USCIS Announces Trial for a New (Easier) Naturalization Test

By Elizabeth Jacobs on December 16, 2022

U.S. Citizenship and Immigration Services (USCIS) announced this week that it will again make changes to the naturalization test, reducing the difficulty of both the English-speaking section and civics section in response to “feedback received by stakeholders”. This update follows USCIS’s return to the 2008 version of the naturalization test after it abandoned changes made to the test by the Trump administration in 2020.

The Immigration and Nationality Act (INA), at section 312, sets the English-language and civics requirement for naturalization, which is the term used to describe the process by which a non-citizen acquires citizenship. The law requires that a naturalization applicant have “an understanding of the English language, including an ability to read, write, and speak words in ordinary usage in the English language” and “knowledge and understanding of the fundamentals of the history, and of the principles and form of government, of the United States”.

USCIS, the federal agency charged with administering these standards, has discretion over how it determines if naturalization applicants meet these requirements. USCIS announced that it will first conduct a trial to evaluate the redesign with help from community-based organizations (CBOs, or immigrant advocacy groups) who work with English-language learners and lawful permanent residents preparing for the naturalization test before making the changes permanent.

Under the current version of the civics test (referred to hereafter as the 2008 version), applicants for naturalization are provided 100 possible questions they could be asked during the test. USCIS also provides the answers to these questions so applicants can easily study. During the actual test, USCIS officers ask applicants up to 10 questions from that list of 100. To pass this portion of the test, an applicant must get six right.

The 2020 version of the civics test (finalized under the Trump administration) increased the list of potential questions from 100 to 128. Many of the original questions were retained while others were rephrased to ensure a sufficient number of questions with various degrees of difficulty. All questions and answers were vetted by the U.S. Library of Congress to ensure their accuracy, and again USCIS made all answers available so applicants could prepare. During the period USCIS administered this version, the agency required applicants to answer 12 out of 20 questions correctly in order to pass. The Biden administration, however, promptly scrapped this version of the test upon taking power 2021, despite CIS sources indicating that the passage rate for the 2020 test was nearly identical to the 2008 version.

USCIS announced, however, that its new trial test will maintain the same number of questions used in the 2008 version, but will instead convert the civics test content into a multiple-choice format, rather than a “fill-in-the-blank” format that requires the applicant to answer the questions based on memory. USCIS provided no rationale for the format change other than stating that the redesign was being pursued in response to “feedback received from stakeholders about the standardization and structure of the naturalization test”.

Additionally, USCIS announced that it is redesigning the English-speaking portion of the test to ensure the English-language requirements are “standardized and sufficiently test[] the ability to understand words in ordinary usage in the English language”. Currently, the English-speaking section is determined by the applicant’s answers to questions taken from the Form N-400 (Application for Naturalization) during the applicant’s in-person interview with USCIS: “If understands and responds to questions, directions, or prompts during the naturalization interview, then the applicant demonstrates the ability to understand English.”

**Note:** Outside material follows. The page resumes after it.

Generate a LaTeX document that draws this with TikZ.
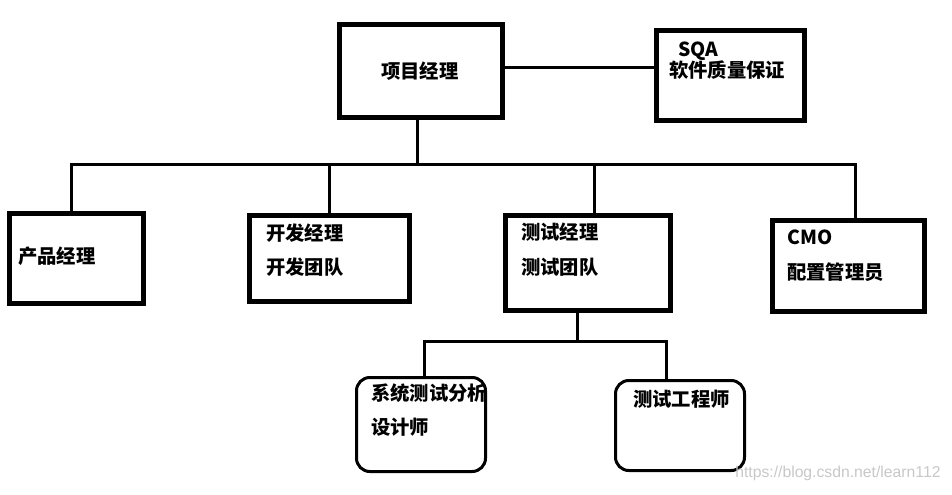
\documentclass[tikz,border=0pt]{standalone}
\usepackage{fontspec}
\setmainfont{Noto Sans CJK SC}
\newfontfamily\marcafont{Liberation Sans}
\usetikzlibrary{positioning}
\usetikzlibrary{calc}
\definecolor{figMarca}{RGB}{200,200,200}
\tikzset{
  caja/.style={
    rectangle, draw=black, line width=3.75pt, fill=white,
    inner sep=0pt
  },
  cajar/.style={
    rectangle, rounded corners=10pt, draw=black, line width=2.25pt,
    fill=white, inner sep=0pt
  },
  texto/.style={
    anchor=west, align=left, inner sep=0pt,
    font=\bfseries\fontsize{14.5}{26}\selectfont
  },
  enlace/.style={line width=2.25pt, draw=black},
  marcatxt/.style={
    anchor=west, inner sep=0pt, text=figMarca,
    font=\marcafont\fontsize{11.8}{14}\selectfont
  }
}
\begin{document}
\begin{tikzpicture}[x=0.75pt,y=-0.75pt]
  \fill[white] (0,0) rectangle (952,494);
  \useasboundingbox (0,0) rectangle (952,494);

  % cajas
  \node[caja, minimum width=122.25pt, minimum height=69.75pt] (pm) at (421,71) {};
  \node[caja, minimum width=111pt, minimum height=67.5pt] (sqa) at (730.5,75.5) {};
  \node[caja, minimum width=100.5pt, minimum height=67.5pt] (pdm) at (76.5,258.5) {};
  \node[caja, minimum width=120pt, minimum height=64.5pt] (dev) at (329.5,258.5) {};
  \node[caja, minimum width=123.75pt, minimum height=71.25pt] (tst) at (588,263) {};
  \node[caja, minimum width=114pt, minimum height=68.25pt] (cmo) at (848.5,266) {};
  \node[cajar, minimum width=96.75pt, minimum height=70.5pt] (sys) at (421,424.5) {};
  \node[cajar, minimum width=96.75pt, minimum height=67.5pt] (eng) at (680,425.5) {};

  % textos
  \node[texto] (pmtxt) at (381,71) {项目经理};
  \node[texto] (sqatxt) at (669,60.5) {\hspace*{6.75pt}SQA\\[-10.25pt]软件质量保证};
  \node[texto] (pdmtxt) at (18,256) {产品经理};
  \node[texto] (devtxt) at (266,250) {开发经理\\开发团队};
  \node[texto] (tsttxt) at (521,249.5) {测试经理\\测试团队};
  \node[texto] (cmotxt) at (787,256) {CMO\\配置管理员};
  \node[texto] (systxt) at (371,410) {系统测试分析\\设计师};
  \node[texto] (engtxt) at (633,399) {测试工程师};

  % enlaces
  \coordinate (bus) at (0,164);
  \coordinate (pmfoot) at ([xshift=-3pt]pm.south);
  \coordinate (pmright) at ([yshift=3pt]pm.east);
  \coordinate (pdmdrop) at ([xshift=-3.4pt]pdm.north);
  \coordinate (tstdrop) at ([xshift=4.5pt]tst.north);
  \coordinate (cmodrop) at ([xshift=4.9pt]cmo.north);
  \coordinate (tstfoot) at ([xshift=-8.25pt]tst.south);
  \coordinate (sysdrop) at ([xshift=2.25pt]sys.north);
  \coordinate (engdrop) at ([xshift=-10.5pt]eng.north);

  \draw[enlace] (pmright) -- (pmright -| sqa.west);
  \draw[enlace] (pmfoot) -- (pmfoot |- bus);
  \draw[enlace] (pdmdrop) |- (cmodrop |- bus) -- (cmodrop);
  \draw[enlace] (dev.north |- bus) -- (dev.north);
  \draw[enlace] (tstdrop |- bus) -- (tstdrop);
  \draw[enlace] (tstfoot) -- ++(0,28) coordinate (fork);
  \draw[enlace] (sysdrop) |- (engdrop |- fork) -- (engdrop);

  \node[marcatxt] (marca) at (735,473) {https://blog.csdn.net/learn112};
\end{tikzpicture}
\end{document}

The trial test, however, abandons the more formal questions on Form N-400 in favor of more conversational topics prompted by three randomly selected photographs “from a bank of approximately 70 images” depicting “ordinary usage” scenarios, such as “daily activities, the weather, or food”. The trial test will also include standardized criteria for assessment, thereby reducing USCIS officers’ discretion to judge the adequacy of the applicants’ responses. USCIS plans to refine the bank to approximately 40 images after it examines the results of the trial.

Finally, USCIS stated that it will not conduct a trial on the current English reading and writing tests. The agency explained that it believes these sections “sufficiently test the ability to read and write words in ordinary usage in the English language”.

USCIS stated that the agency expects the naturalization test redesign to take approximately two years and be implemented by late 2024. The trial period is expected to run for five months in 2023.